The politics of elections

AFC Vice Chair, Moses Nagamootoo, announced that his party was contemplating a motion of no confidence against the government. The complaint then was that the Minister of Finance violated the law when he spent some $4 billion that was not approved by the National Assembly during the debate of the Estimates. Since then a list of demands has been made. APNU, whose support is necessary for the success of such a motion, later said that it would be discussing the matter and may support it.

The government considered the statement to be a threat. One headline screamed “Do It.” Another thundered, “I Am A Warrior.” It is doubtful that the President would have been speaking about physical combat, sumo wrestling style, with Moses Nagamootoo. But with his recent display of physical fitness, one can never be sure, especially since Moses would be at a distinct disadvantage, not having pictorially demonstrated any accomplishments in physical attributes similar to those of the President! President Ramotar’s testy reaction is surprising in view of the fact that clear hints have already been broadly given by him that new elections are on the agenda for consideration. This is the reason that local government elections are not being held.

Resolving the current political impasse by new elections or other means should be the concern of all political forces and all Guyanese. A suggestion of elections being a way forward, which is the constitutional right of both sides, should not be the occasion for the display of ‘bad man’ politics, which should now be discarded as a feature of Guyana’s politics. It ought to be an issue attracting careful consideration with the national interest being paramount.

so140112ralphThe current situation is characterized by the inability of the government to persuade the opposition to support any major project, most legislation or most budgets in their entirety. Clearly both the government and opposition might feel that such a situation cannot continue indefinitely and that it might be in the interests of the nation to call new elections.

The fact that neither side has taken the necessary steps that would bring new elections, leads to the conclusion that neither is certain what the results would be. The national interest is one thing but partisan interest is a wholly different matter. The expressions of confidence by both sides at the potential outcome of new elections should be taken at face value and in the context of the need to keep supporters engaged. No political party will ever say that it will lose or not do better than the last time. But the fact that no one has belled the cat is evidence of the uncertainty they feel. The 2011 results is the first time in the history of free and fair elections that no party has obtained an absolute majority either of seats or votes. Thus no one can be sure that 2011 was a flash in the pan or a signal of what is to come.

The ‘troubles’ started in 1962 over the economy. It was weak enough and poverty was sufficiently entrenched to be exploited to encourage violence. The PNC began to lose its hold on its own supporters during the second half of the 1970s when the bottom fell out of the economy, which continued a downward spiral. By the referendum of 1979 its supporters had stopped voting. The results of 2011 came at the end of about a decade of poor or no economic growth and anger among sugar workers. The beginning of the growth pattern of the economy before 2011 and subsequently, while being the best in the region, and receiving the kudos of experts, has not been significant enough to impact the population within the period of each election cycle. At this time the sugar industry continues to struggle while gold production appears to be falling. Actual production, which produces jobs and development, accounts for only part of the growth Guyana is experiencing.

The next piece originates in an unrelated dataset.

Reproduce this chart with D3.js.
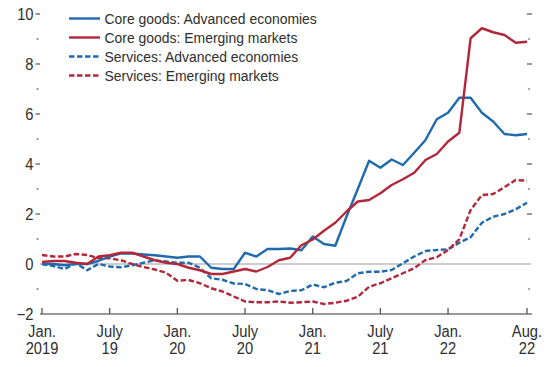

The state of the economy has always played a defining role in political developments. While PPP governments can boast of substantial progress in many areas, there is still a sufficiently large group of its supporters who have not been touched in any significant way by economic and other developments. These are the people who can cause the results of 2011 to be repeated because their situation has not changed since 2011. The opposition’s supporters will not react against their parties because of the economy. But they may react at the impotence of the opposition by a display of apathy on election day.

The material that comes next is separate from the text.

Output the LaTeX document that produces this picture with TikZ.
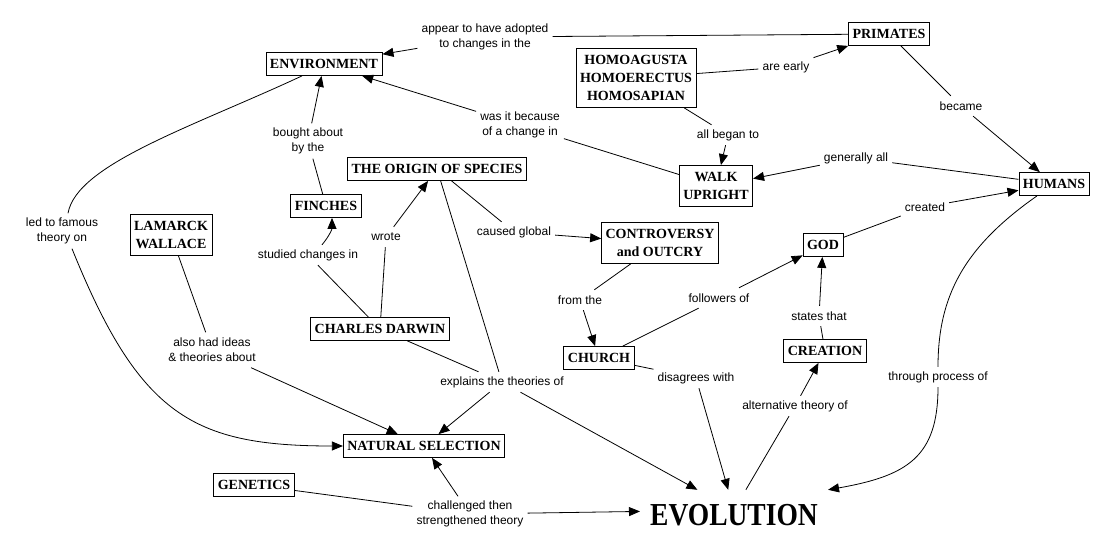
\documentclass[tikz,border=0pt]{standalone}
\usepackage{fontspec}
\setmainfont{Liberation Serif}
\newfontfamily\lblfont{Liberation Sans}
\usetikzlibrary{arrows.meta}
\begin{document}
\begin{tikzpicture}[x=1pt,y=1pt,
  concept/.style={draw, line width=0.8pt, font=\bfseries\fontsize{14}{18}\selectfont, align=center,
    inner xsep=4pt, inner ysep=0pt, minimum height=23pt},
  twoline/.style={minimum height=41pt},
  threeline/.style={minimum height=59pt},
  lbl/.style={font=\lblfont\fontsize{12}{15}\selectfont, align=center, inner xsep=4pt, inner ysep=0pt,
    minimum height=20pt},
  lbltwo/.style={minimum height=35pt},
  evostyle/.style={font=\bfseries\fontsize{32}{36}\selectfont, anchor=base, inner xsep=10pt,
    inner ysep=0pt, text height=35pt, text depth=5pt},
  ln/.style={line width=0.8pt},
  arr/.style={line width=0.8pt, -{Triangle[length=11pt,width=9pt]}}]
\useasboundingbox[fill=white] (0,0) rectangle (1108,-556);

% concepts
\node[concept] (env) at (324,-64) {ENVIRONMENT};
\node[concept] (prim) at (889,-34) {PRIMATES};
\node[concept, threeline] (homo) at (636,-78) {HOMOAGUSTA\\HOMOERECTUS\\HOMOSAPIAN};
\node[concept, twoline] (walk) at (716,-186) {WALK\\UPRIGHT};
\node[concept] (hum) at (1054,-184) {HUMANS};
\node[concept, twoline] (lam) at (171,-235) {LAMARCK\\WALLACE};
\node[concept] (fin) at (326,-206) {FINCHES};
\node[concept] (orig) at (437,-169) {THE ORIGIN OF SPECIES};
\node[concept] (dar) at (380,-329) {CHARLES DARWIN};
\node[concept, twoline] (cont) at (660,-243) {CONTROVERSY\\and OUTCRY};
\node[concept] (god) at (823,-245) {GOD};
\node[concept] (church) at (599,-358) {CHURCH};
\node[concept] (crea) at (825,-351) {CREATION};
\node[concept] (nat) at (424,-446) {NATURAL SELECTION};
\node[concept] (gen) at (254,-485) {GENETICS};
\node[evostyle] (evo) at (734,-525) {\scalebox{0.86}[1]{EVOLUTION}};

% labels
\node[lbl, lbltwo] (l1) at (485,-37) {appear to have adopted\\to changes in the};
\node[lbl, lbltwo] (l2) at (520,-125) {was it because\\of a change in};
\node[lbl, lbltwo] (l3) at (308,-141) {bought about\\by the};
\node[lbl] (l4) at (786,-67) {are early};
\node[lbl] (l5) at (728,-135) {all began to};
\node[lbl] (l6) at (961,-106) {became};
\node[lbl] (l7) at (856,-158) {generally all};
\node[lbl] (l8) at (925,-207) {created};
\node[lbl, lbltwo] (l9) at (62,-231) {led to famous\\theory on};
\node[lbl] (l10) at (308,-255) {studied changes in};
\node[lbl] (l11) at (386,-237) {wrote};
\node[lbl] (l12) at (514,-232) {caused global};
\node[lbl] (l13) at (580,-300) {from the};
\node[lbl] (l14) at (719,-298) {followers of};
\node[lbl] (l15) at (819,-316) {states that};
\node[lbl] (l16) at (696,-378) {disagrees with};
\node[lbl, lbltwo] (l17) at (212,-350) {also had ideas\\\& theories about};
\node[lbl] (l18) at (502,-382) {explains the theories of};
\node[lbl, lbltwo] (l19) at (470,-514) {challenged then\\strengthened theory};
\node[lbl] (l20) at (795,-406) {alternative theory of};
\node[lbl] (l21) at (938,-377) {through process of};

% connectors
\draw[ln] (prim) -- (l1);
\draw[arr] (l1) -- (env);
\draw[ln] (walk) -- (l2);
\draw[arr] (l2) -- (env);
\draw[ln] (fin) -- (l3);
\draw[arr] (l3) -- (env);
\draw[ln] (homo) -- (l4);
\draw[arr] (l4) -- (prim.south west);
\draw[ln] (homo) -- (l5);
\draw[arr] (l5) -- (walk);
\draw[ln] (prim) -- (l6);
\draw[arr] (l6) -- (hum);
\draw[ln] (hum) -- (l7);
\draw[arr] (l7) -- (walk);
\draw[ln] (god) -- (l8);
\draw[arr] (l8) -- (hum);
\draw[ln] ([xshift=-22pt]env.south) to[out=205,in=80,out distance=120pt,in distance=50pt] ([xshift=6pt]l9.north);
\draw[arr] ([xshift=10pt]l9.south) to[out=-68,in=180,out distance=180pt,in distance=150pt] (nat.west);
\draw[ln] (dar) -- (l10);
\draw[arr] ([xshift=14pt]l10.north) to[out=50,in=-90] ([xshift=6pt]fin.south);
\draw[ln] (dar) -- (l11);
\draw[arr] (l11) -- (orig);
\draw[ln] (orig) -- (l12);
\draw[arr] (l12) -- (cont);
\draw[ln] (cont) -- (l13);
\draw[arr] (l13) -- (church);
\draw[ln] (church) -- (l14);
\draw[arr] (l14) -- (god);
\draw[ln] (crea) -- (l15);
\draw[arr] (l15) -- (god);
\draw[ln] (church) -- (l16);
\draw[arr] (l16) -- (evo);
\draw[ln] (lam) -- (l17);
\draw[arr] (l17) -- (nat);
\draw[ln] (dar) -- (l18);
\draw[ln] (orig) -- (l18);
\draw[arr] (l18) -- (nat);
\draw[arr] (l18) -- (evo);
\draw[ln] (gen) -- (l19);
\draw[arr] (l19) -- (nat);
\draw[arr] (l19) -- (evo);
\draw[ln] (evo) -- (l20);
\draw[arr] (l20) -- (crea);
\draw[ln] ([xshift=-17pt]hum.south) to[out=215,in=90,out distance=90pt,in distance=70pt] (l21.north);
\draw[arr] (l21.south) to[out=-90,in=10,out distance=70pt,in distance=80pt] (evo.north east);
\end{tikzpicture}
\end{document}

The government and opposition have to consider that there is a chance that elections held now with the same political line-up will yield the same or similar results. As against this they also have to consider that no economic or political progress is taking place in the country and the continuing stalemate is creating more disinterest among the entire electorate. Our political parties are therefore in a dilemma. There is the national interest and the partisan interest. They conflict with each other. The national interest suggests that a new mandate should be sought, which may break the deadlock, while the partisan interest suggests that they should stay put, which will continue the deadlock. Which one will prevail?